This is, of course, contradicts the statement under input formats which declares that "Web page addresses and e-mail addresses turn into links automatically."

Viewed in links which contains Hebrew character. For example: domain.com/א

If you have no Hebrew characters installed and configured in your computer, you see Gibberish after the slash :-)

Comments

Drave Robber’s picture

Title: Web page addresses and e-mail addresses DOES NOT turn into links in comments for non-English characters » Web page addresses and e-mail addresses DO NOT turn into links if they contain non-English characters
Version: 6.9 » 6.26
Component: comment.module » filter.module

Indeed:

This has nothing to do with comment.module however, but everything with filter of which input formats consist. (this would happen on node body, too)

Related issue (it seems ! also breaks it): #1610342: Some API links are not converted into proper links

Sepero’s picture

Version: 6.26 » 6.28

This and a few other bugs (1, 2) appear to be a result of filter.module trying to be too smart.
All this stuff for what is url accepted is overkill: [a-zA-Z0-9@:%_+*~#?&=.,/;-]*[a-zA-Z0-9@:%_+*~#&=/;-]))([.,?!]*?)

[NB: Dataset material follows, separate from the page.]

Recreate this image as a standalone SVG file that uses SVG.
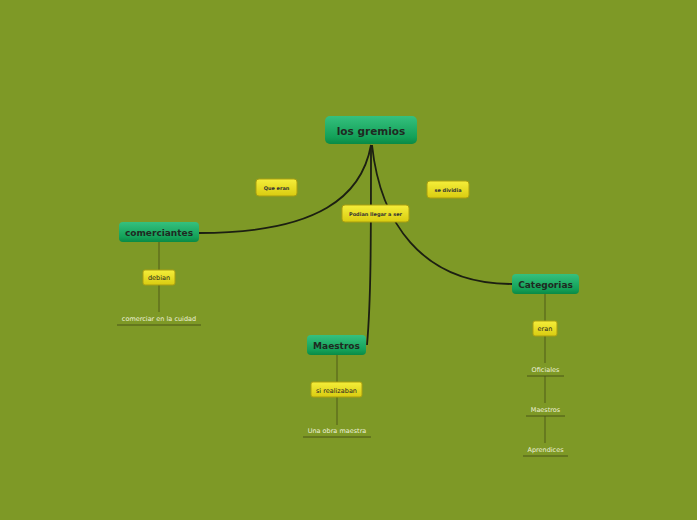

I've just now looked into the D7 code for this and it still does not recognize foreign characters. Why try to be so smart and accidentally restrict valid things? Perhaps instead - identify what should be recognized as knowlingly invalid, and use a much simpler non-greedy Negation type of regex. For example, allow every type character except: \)\<\s and perhaps a few others, and stop before exceptions like if it ends with a period or comma followed by whitespace

Sepero’s picture

Here's a fix. Go into modules/filter/filter.module and replace the function _filter_url with this:

function _filter_url($text, $format) {
  // Pass length to regexp callback
  _filter_url_trim(NULL, variable_get('filter_url_length_'. $format, 72));

  $text = ' '. $text .' ';

  $head = "(<p>|<li>|<br\s*/?>|[\s\(]|&nbsp;)";
  $tail = "([.,?!]*?)(?=([\s\)\<]))";
  $url_protocol = "http://|https://|ftp://|mailto:|smb://|afp://|file://|gopher://|news://|ssl://|sslv2://|sslv3://|tls://|tcp://|udp://";
  $url_address = "[^\s\)\<@]*[^\s\)\<\,,?!]";
  // RFC3490 allows for unicode characters in email addresses. http://www.faqs.org/rfcs/rfc3490.html
  $email_address = "[^\s@\(\)\<\>]";
  
  // Match absolute URLs.
  $text = preg_replace_callback("`$head(($url_protocol)($url_address))$tail`i", '_filter_url_parse_full_links', $text);

  // Match e-mail addresses.
  $text = preg_replace("`$head($email_address+@$email_address+\.$email_address{2,4})$tail`i", '\1<a href="mailto:\2">\2</a>\3', $text);

  // Match www domains/addresses.
  $text = preg_replace_callback("`$head(www\.$url_address)$tail`i", '_filter_url_parse_partial_links', $text);
  $text = substr($text, 1, -1);

  return $text;
}

It fixes all these open bugs:
https://drupal.org/node/550464
https://drupal.org/node/2016089
https://drupal.org/node/1899246
https://drupal.org/node/1480992
https://drupal.org/node/1055864

It also fixes unknown/unmarked bugs:
Can't use foreign characters in email addresses.
Can't use many valid characters like '$%' in email addresses.
Can't preceed www web addresses with an html break.
Many html codes can't be used to end a url or email link.

Hanno’s picture

Status: Active » Closed (outdated)

Automatically closed because Drupal 6 is no longer supported. If the issue verifiably applies to later versions, please reopen with details and update the version.

apaderno’s picture

Version: 6.28 » 6.x-dev
Issue summary: View changes